Back to Stove Pipe Wells, we filled up, found our Irish friends, and chatted with "Kent," who described himself as not just a writer, but (with some emphasis) as a "senior editor" for "Rider" magazine. He was with a BMW tour group, evaluating a brand new Death Valley route. It's quite hot. The ravens mope around panting with fully open beaks. North to Scotty's Castle. Nice green grass and trees, hooray. Plus designated motorcycle parking!

Gil: I'm not sure Becky has given a clear enough picture of how hot it was here. It was close to unbearable. To ride through this heat is like standing in front of a giant hairdryer set on "HIGH." To stop was surreal. We were wearing full protective gear (more about that later) which would immediatly become soaking wet from sweat whenever we stopped. At a stop the drill was: immediatly open visor's and strip off gloves, open collars and cuffs and get off the bikes as fast as you can (the heat rising straight up from the engines was intense). Start drinking water (we carried it with us always). The air temps here were well over 100 degrees and the pavement was simply SCORCHING!

We took the one hour tour - they make it into a pretend historical event, as if we tourists were guests at the castle in the 1930's, so they can keep all the proceeds to fund restoration.
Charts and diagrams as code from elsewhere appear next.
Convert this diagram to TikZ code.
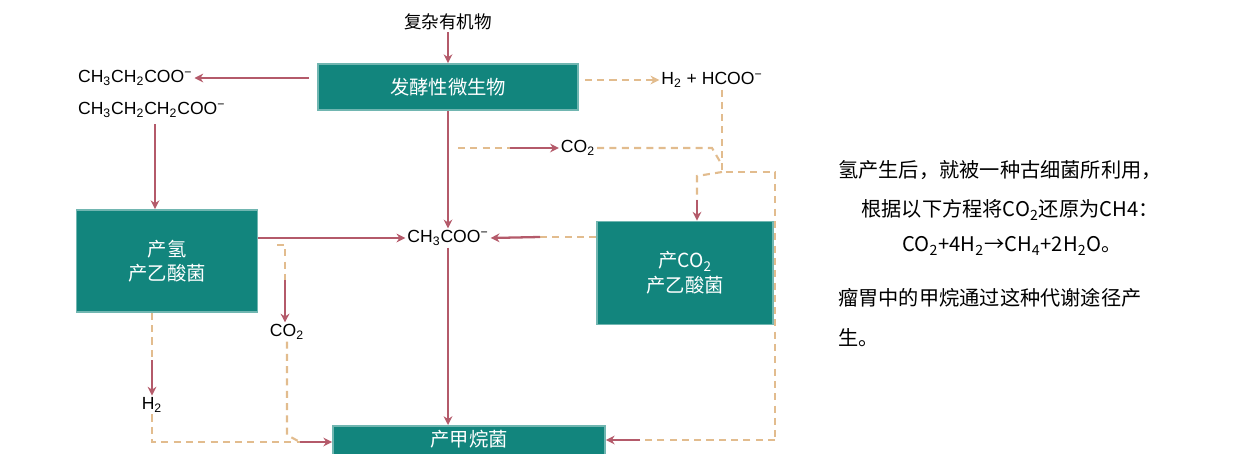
\documentclass[tikz,border=0pt]{standalone}
\usepackage{fontspec}
\setmainfont{Liberation Sans}
\newfontfamily\cjk{Noto Sans CJK SC}
\usetikzlibrary{arrows.meta}
\definecolor{teal1}{HTML}{12857D}
\definecolor{sol}{HTML}{B45A6A}
\definecolor{dsh}{HTML}{E2BC8E}
\tikzset{
 box/.style={fill=teal1,draw=teal1!60,line width=1pt,text=white,font=\cjk\fontsize{11}{14}\selectfont,align=center,inner sep=0pt},
 lbl/.style={font=\fontsize{10}{12}\selectfont,inner sep=1pt},
 sa/.style={draw=sol,line width=1.3pt,-{Stealth[length=5pt,width=5pt]}},
 da/.style={draw=dsh,line width=1.2pt,dashed,dash pattern=on 4pt off 3pt},
 dae/.style={da,-{Stealth[length=5pt,width=5pt]}},
 txt/.style={font=\cjk\fontsize{11.5}{14}\selectfont,inner sep=0pt}
}
\begin{document}
\begin{tikzpicture}[x=0.02cm,y=-0.02cm]
\useasboundingbox (0,0) rectangle (1247,453);
\begin{scope}
\clip (0,0) rectangle (1247,453);
\node[box,minimum width=260*0.02cm,minimum height=46*0.02cm] (fer) at (448,87) {发酵性微生物};
\node[box,minimum width=181*0.02cm,minimum height=102*0.02cm] (hb) at (167,261) {产氢\\产乙酸菌};
\node[box,minimum width=176*0.02cm,minimum height=103*0.02cm] (cb) at (685,273) {产CO\textsubscript{2}\\产乙酸菌};
\node[box,minimum width=272*0.02cm,minimum height=50*0.02cm,anchor=north] (mb) at (469,425) {\raisebox{14pt}{产甲烷菌}};
\end{scope}
\node[font=\cjk\fontsize{10}{12}\selectfont,inner sep=1pt] (cx) at (448,22) {复杂有机物};
\node[lbl,anchor=west] (p1) at (76,78) {CH\textsubscript{3}CH\textsubscript{2}COO\textsuperscript{−}};
\node[lbl,anchor=west] (p2) at (76,110) {CH\textsubscript{3}CH\textsubscript{2}CH\textsubscript{2}COO\textsuperscript{−}};
\node[lbl] (hh) at (712,80) {H\textsubscript{2} + HCOO\textsuperscript{−}};
\node[lbl] (co1) at (578,148) {CO\textsubscript{2}};
\node[lbl] (ac) at (448,238) {CH\textsubscript{3}COO\textsuperscript{−}};
\node[lbl] (co2) at (287,332) {CO\textsubscript{2}};
\node[lbl] (h2) at (152,405) {H\textsubscript{2}};
\coordinate (j1) at (722,172);
\coordinate (r1) at (775,172);
\coordinate (r2) at (775,440);
\coordinate (l1) at (152,442);
\coordinate (c2) at (287,435);
\coordinate (v1) at (155,124);
\coordinate (v2) at (697,200);
\coordinate (v3) at (285,280);
% solid
\draw[sa] (cx.south) -- (fer.north);
\draw[sa] ([shift={(-8,-9)}]fer.west) -- (p1.east);
\draw[sa] (v1) -- (v1 |- hb.north);
\draw[sa] (fer.south) -- (ac.north);
\draw[sa] (hb.east |- ac) -- (ac.west);
\draw[sa] (ac.south) -- (mb.north -| ac);
% dashed
\draw[dae] ([shift={(6,-7)}]fer.east) -- (hh.west);
\draw[da] (458,148) -- (510,148);
\draw[sa] (510,148) -- (co1.west);
\draw[da] (co1.east) -- (712,148) -- (722,165);
\draw[da] (hh.south -| j1) -- (j1) -- (r1) -- (r2);
\draw[da] (j1) -- (697,176) -- (v2);
\draw[sa] (v2) -- (v2 |- cb.north);
\draw[da] ([shift={(0,-36)}]cb.west) -- (540,237);
\draw[sa] (540,237) -- (ac.east);
\draw[da] (r2) -- (640,440);
\draw[sa] (640,440) -- (mb.east |- r2);
\draw[da] (hb.south -| h2) -- (152,360);
\draw[sa] (152,360) -- (h2.north);
\draw[da] (h2.south) -- (l1) -- (300,442);
\draw[sa] (300,442) -- (mb.west |- l1);
\draw[da] (277,245) -- (285,245) -- (v3);
\draw[sa] (v3) -- (v3 |- co2.north);
\draw[da] (co2.south) -- (c2) -- (300,442);
% text
\node[txt,anchor=west] (t1) at (838,170) {氢产生后，就被一种古细菌所利用，};
\node[txt] (t2) at (1010,210) {根据以下方程将CO\textsubscript{2}还原为CH4：};
\node[txt] (t3) at (1012,246) {CO\textsubscript{2}+4H\textsubscript{2}→CH\textsubscript{4}+2H\textsubscript{2}O。};
\node[txt,anchor=west] (t4) at (838,298) {瘤胃中的甲烷通过这种代谢途径产};
\node[txt,anchor=west] (t5) at (838,338) {生。};
\end{tikzpicture}
\end{document}
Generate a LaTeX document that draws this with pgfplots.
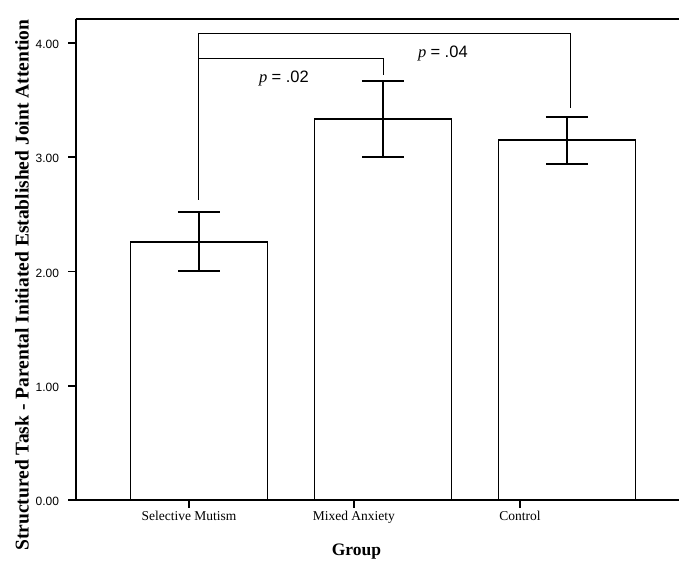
\documentclass[border=0pt]{standalone}
\usepackage{fontspec}
\setmainfont{Liberation Serif}
\newfontfamily\tickfont{Liberation Sans}
\usepackage{pgfplots}
\pgfplotsset{compat=1.18}
\begin{document}
\begin{tikzpicture}[x=1pt,y=1pt]
\useasboundingbox (-76,-63) rectangle (603,500);
\begin{axis}[
  at={(0,0)}, anchor=south west,
  scale only axis, width=603pt, height=481pt,
  xmin=-0.668, xmax=2.609, ymin=0, ymax=4.21,
  axis x line*=bottom, axis y line*=left,
  axis line style={line width=1.5pt, -},
  tick align=outside, major tick length=7.5pt,
  tick style={line width=1.5pt, black},
  xtick={-0.054,0.842,1.745},
  xticklabels={Selective Mutism, Mixed Anxiety, Control},
  xticklabel style={font=\fontsize{13.5}{14}\selectfont},
  ytick={0,1,2,3,4},
  yticklabel style={font=\tickfont\fontsize{12}{12}\selectfont, xshift=-6pt, yshift=-1.5pt,
    /pgf/number format/.cd, fixed, fixed zerofill, precision=2, assume math mode=true},
  ylabel={Structured Task - Parental Initiated Established Joint Attention},
  ylabel style={font=\bfseries\fontsize{19.5}{20}\selectfont,
    at={(axis description cs:-0.0896,0.447)}, anchor=center},
  xlabel={Group},
  xlabel style={font=\bfseries\fontsize{17.5}{18}\selectfont,
    at={(axis description cs:0.465,-0.108)}, anchor=center},
  clip=false,
]
\draw[line width=1.5pt] (rel axis cs:0,1) -- (rel axis cs:1,1);
\addplot[ybar, bar width=137pt, fill=white, draw=black, line width=1.6pt,
  error bars/.cd, y dir=both, y explicit,
  error bar style={line width=2pt, black},
  error mark options={rotate=90, mark size=21pt, line width=2pt, black}]
  coordinates {(0,2.26) +- (0,0.26) (1,3.335) +- (0,0.33) (2,3.15) +- (0,0.205)};
\addplot[black, line width=1pt, no markers, sharp plot]
  coordinates {(0,2.626) (0,3.866) (1.004,3.866) (1.004,3.72)};
\addplot[black, line width=1pt, no markers, sharp plot]
  coordinates {(0,3.866) (0,4.08) (2.022,4.08) (2.022,3.43)};
\node[font=\fontsize{16.5}{17}\selectfont] at (axis cs:0.462,3.685) {\textit{p} {\tickfont= .02}};
\node[font=\fontsize{16.5}{17}\selectfont] at (axis cs:1.326,3.91) {\textit{p} {\tickfont= .04}};
\end{axis}
\end{tikzpicture}
\end{document}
Fees for "regular" tours must be collected by the government in one big pot.

We find the Irishmen in the parking lot, and say goodbye, as they are headed south.
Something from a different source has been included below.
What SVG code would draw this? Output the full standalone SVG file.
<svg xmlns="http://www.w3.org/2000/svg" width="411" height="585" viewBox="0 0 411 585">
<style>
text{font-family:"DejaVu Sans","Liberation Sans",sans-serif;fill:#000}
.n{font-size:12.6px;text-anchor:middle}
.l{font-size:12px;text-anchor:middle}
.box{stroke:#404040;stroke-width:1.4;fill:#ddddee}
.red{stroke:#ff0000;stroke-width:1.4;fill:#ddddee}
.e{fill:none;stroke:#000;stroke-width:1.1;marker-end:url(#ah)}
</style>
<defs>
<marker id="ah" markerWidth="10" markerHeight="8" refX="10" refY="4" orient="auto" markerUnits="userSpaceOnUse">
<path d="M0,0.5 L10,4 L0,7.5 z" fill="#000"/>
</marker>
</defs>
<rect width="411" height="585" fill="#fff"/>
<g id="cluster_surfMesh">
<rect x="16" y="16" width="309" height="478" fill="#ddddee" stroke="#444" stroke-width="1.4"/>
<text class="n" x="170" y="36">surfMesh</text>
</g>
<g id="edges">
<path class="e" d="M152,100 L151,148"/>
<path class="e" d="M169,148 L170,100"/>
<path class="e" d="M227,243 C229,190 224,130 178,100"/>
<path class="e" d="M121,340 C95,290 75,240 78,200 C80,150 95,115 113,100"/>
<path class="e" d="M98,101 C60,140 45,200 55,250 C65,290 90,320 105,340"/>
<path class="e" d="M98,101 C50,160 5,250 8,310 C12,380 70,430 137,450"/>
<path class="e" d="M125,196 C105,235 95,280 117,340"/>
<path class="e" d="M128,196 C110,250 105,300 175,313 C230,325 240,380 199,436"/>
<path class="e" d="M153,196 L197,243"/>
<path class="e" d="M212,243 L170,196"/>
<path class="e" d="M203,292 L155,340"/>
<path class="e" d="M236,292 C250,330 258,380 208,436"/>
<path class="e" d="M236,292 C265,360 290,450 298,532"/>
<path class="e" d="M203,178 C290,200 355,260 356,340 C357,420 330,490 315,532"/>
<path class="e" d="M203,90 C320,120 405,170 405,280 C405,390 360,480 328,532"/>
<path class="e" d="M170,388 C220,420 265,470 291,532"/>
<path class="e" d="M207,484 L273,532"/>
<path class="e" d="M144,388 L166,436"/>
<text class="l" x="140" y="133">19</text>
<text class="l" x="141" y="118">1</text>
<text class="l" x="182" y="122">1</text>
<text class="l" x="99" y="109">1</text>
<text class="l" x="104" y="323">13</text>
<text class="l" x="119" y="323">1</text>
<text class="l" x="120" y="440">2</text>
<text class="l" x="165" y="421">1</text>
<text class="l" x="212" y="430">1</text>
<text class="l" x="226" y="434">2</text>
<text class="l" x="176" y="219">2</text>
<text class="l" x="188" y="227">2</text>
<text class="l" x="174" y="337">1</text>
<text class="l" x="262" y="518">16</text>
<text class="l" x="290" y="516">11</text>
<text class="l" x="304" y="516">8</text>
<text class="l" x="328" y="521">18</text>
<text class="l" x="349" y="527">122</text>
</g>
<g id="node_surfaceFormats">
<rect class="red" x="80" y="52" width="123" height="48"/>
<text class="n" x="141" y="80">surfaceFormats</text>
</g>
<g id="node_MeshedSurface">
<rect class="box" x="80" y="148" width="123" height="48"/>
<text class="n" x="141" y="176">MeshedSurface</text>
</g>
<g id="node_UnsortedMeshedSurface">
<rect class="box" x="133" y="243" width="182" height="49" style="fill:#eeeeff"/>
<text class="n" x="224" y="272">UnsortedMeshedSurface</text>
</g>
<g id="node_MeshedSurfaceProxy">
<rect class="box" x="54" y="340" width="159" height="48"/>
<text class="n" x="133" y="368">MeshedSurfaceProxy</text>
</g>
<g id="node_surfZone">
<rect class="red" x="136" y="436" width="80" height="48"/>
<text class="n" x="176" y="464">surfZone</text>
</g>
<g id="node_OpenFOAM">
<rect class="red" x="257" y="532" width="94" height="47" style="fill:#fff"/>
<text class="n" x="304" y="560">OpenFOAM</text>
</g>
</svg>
We go northeast on 267 to Scotty's junction then south on 95. Coming up the canyon, Gil accidentally ran over a very long rattlesnake. Once on the flats, we find the winds are gusting fiercely. They buffet our bikes tremendously. Following Gil, I can tell when to expect a gust when I see him pushed sideways as if by an invisible hand. This is very tiring riding. We had planned to go further, but we stop at the Burro Inn in Beatty, Nevada. When we walked into the motel office, the lady greeted us with welcome words: "Are you motorcyclists? Then you get a special discount!" $35 for a more than adequate room. No pool, but laundry facilities (which I use), RV park, casino and restaurant. Beatty boasts "Eddie's Gas" - according to a billboard, "the most beautiful gas station in the world" - we actually got gas there when we first arrive in town and didn't properly appreciate it. Just 190 miles today.

Gil: The Burro Inn (love the name) while not at all fancy was one of the most memorable places we stayed on this trip and are due some special comment...very friendly, adequate accommodations and pretty much a working person's oasis in the middle of this unbelievable, wind blown desert...highly recommended and a double "thumbs up" from us both!